Garbed in green fatigues, he told the people what kind of work they must do, and who would benefit from it.
He was overthrown and replaced by another dictator, who, regaled in satin robes, told them what kind of belief they must have.
He, too, was overthrown, and replaced by yet a third dictator, who, cloaked in a white hood, told them what kind of color people they must marry.
The country teetered like a refugee dragged on his final, long march.
And in the dark of night, fearing the knock at their door, never did its people know peace in their beds.
But the second country, at the insistence of its own charismatic leader, installed a Constitution of individual, religious, racial, social, and environmental rights, protected by a representational government.
Then the leader hung up his pressed suit and retired to his farm.
This country did not teeter toward enslavement and persecution of its people for what work they did, what belief they held, or what color they were.
It grew innovative, strong and free.
And in the dark of night, fearing no knock at their door, always did its people know peace in their beds.
Thus, one can be chained in many ways, but it is all one chain -- upon reasoned choice.
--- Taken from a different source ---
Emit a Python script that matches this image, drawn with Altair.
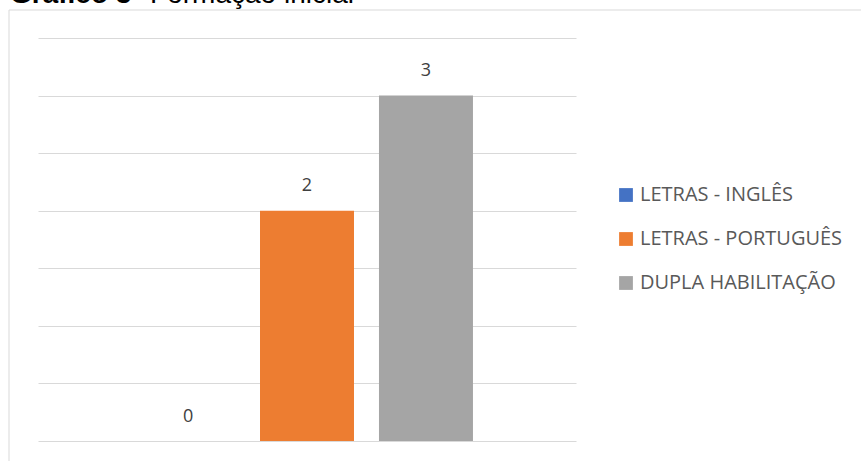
import altair as alt
import pandas as pd

# ---- data ----
series = ["LETRAS - INGLÊS", "LETRAS - PORTUGUÊS", "DUPLA HABILITAÇÃO"]
values = [0, 2, 3]
colors = ["#4472c4", "#ed7d31", "#a5a5a5"]
y_ticks = [0, 0.5, 1, 1.5, 2, 2.5, 3, 3.5]
title_bold = "Gráfico 3"
title_rest = " - Formação inicial"

df = pd.DataFrame({"serie": series, "valor": values})

W, H = 538, 403
FONT = "Open Sans"

x = alt.X("serie:N", sort=series, axis=None,
          scale=alt.Scale(paddingInner=0.21, paddingOuter=0.866))
y = alt.Y("valor:Q",
          scale=alt.Scale(domain=[0, 3.5], nice=False, zero=True),
          axis=alt.Axis(values=y_ticks, labels=False, ticks=False, domain=False,
                        grid=True, gridColor="#d9d9d9", gridWidth=1, title=None))

bars = alt.Chart(df).mark_bar().encode(
    x=x,
    y=y,
    color=alt.Color(
        "serie:N", sort=series,
        scale=alt.Scale(domain=series, range=colors),
        legend=alt.Legend(
            title=None, orient="none", legendX=578, legendY=147,
            symbolType="square", symbolSize=190, symbolStrokeWidth=0,
            symbolOpacity=1, labelFont=FONT, labelFontSize=20,
            labelColor="#595959", labelOffset=4, rowPadding=24, padding=0,
            labelLimit=400,
        ),
    ),
)

labels = alt.Chart(df).mark_text(
    dy=-19.5, baseline="alphabetic", font=FONT, fontSize=18, color="#404040"
).encode(x=x, y=y, text="valor:Q")

frame_df = pd.DataFrame({"k": [0]})
top_rule = alt.Chart(frame_df).mark_rule(color="#d9d9d9", strokeWidth=1).encode(
    x=alt.value(-29), x2=alt.value(900), y=alt.value(-28)
)
left_rule = alt.Chart(frame_df).mark_rule(color="#d9d9d9", strokeWidth=1).encode(
    x=alt.value(-29), y=alt.value(-28), y2=alt.value(500)
)

title_df = pd.DataFrame({"t1": [title_bold], "t2": [title_rest]})
t1 = alt.Chart(title_df).mark_text(
    align="left", baseline="alphabetic", font="Liberation Sans", fontSize=28,
    fontWeight="bold", color="#000000"
).encode(x=alt.value(-28), y=alt.value(-35), text="t1:N")
t2 = alt.Chart(title_df).mark_text(
    align="left", baseline="alphabetic", font="Liberation Sans", fontSize=28,
    color="#000000"
).encode(x=alt.value(95), y=alt.value(-35), text="t2:N")

chart = alt.layer(top_rule, left_rule, bars, labels, t1, t2).properties(
    width=W, height=H,
    autosize=alt.AutoSizeParams(type="none"),
    padding={"left": 38, "top": 38, "right": 285, "bottom": 20},
).configure_view(stroke=None).resolve_scale(color="independent")

chart.save("out.html", embed_options={"renderer": "svg", "actions": False})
April 12, 2014, excerpt from The Parables of Reason © 2007-2014 (Chapter 2, "Assumption's Denial"), by Frank H. Burton, Executive Director, The Circle of Reason

Aphorism of the Week

If you justify violence as the will of Allah, you're remaking Allah in your own image.

Dedicated in admonishment of the aggression and terrorism by Boko Haram. Initiation of violence, and the subsequent undercutting of others' ability to use Reason, is not and can never be a moral political tactic. 

The Powerless, The Powerful

A "right to vote" was enshrined in the Constitution of both neighboring peoples -- but immersed within a tortuous, dark palimpsest of corrupt laws.
In the first country, public officials, even the Presidency itself, were bought. Incumbency of the largest political parties was guaranteed by television ads -- which, through misdirection, calmed the people's concerns. Power, and immense, ill-gotten riches, were held in the grasp of a very few -- while many were poor, cheated of a day's pay for a day's work, and lived on acrid, despoiled land.
Its people stayed home and cursed, come voting day.
The second country, too, had been bought; its people, too, saw the poverty of their hardest workers, tasted acrid air and oily water, and saw the politicians and pundits shun all but the wealthy and a few token poor.
But its people fought back -- writing editorials, publishing alternative newspapers, talking on public television, and blogging on the Internet.
And come voting day all of them -- every one of them -- left their homes to vote.
The people, realizing they had suffered from a mass illusion of powerlessness, never again cursed the government they had themselves permitted all along -- but threw it out and elected true representatives.
Thus, your vote is absolute power incarnated -- or absolute power abdicated.

April 5, 2014, excerpt from The Parables of Reason © 2007-2014 (Chapter 2, "Assumption's Denial"), by Frank H. Burton, Executive Director, The Circle of Reason

Aphorism of the Week

The spoils of war and deception spoil with the light of day.

Dedicated in admonishment of Russian President Vladimir Putin's undercutting, both by force and propaganda, of the will of the People of Ukraine toward self-determination.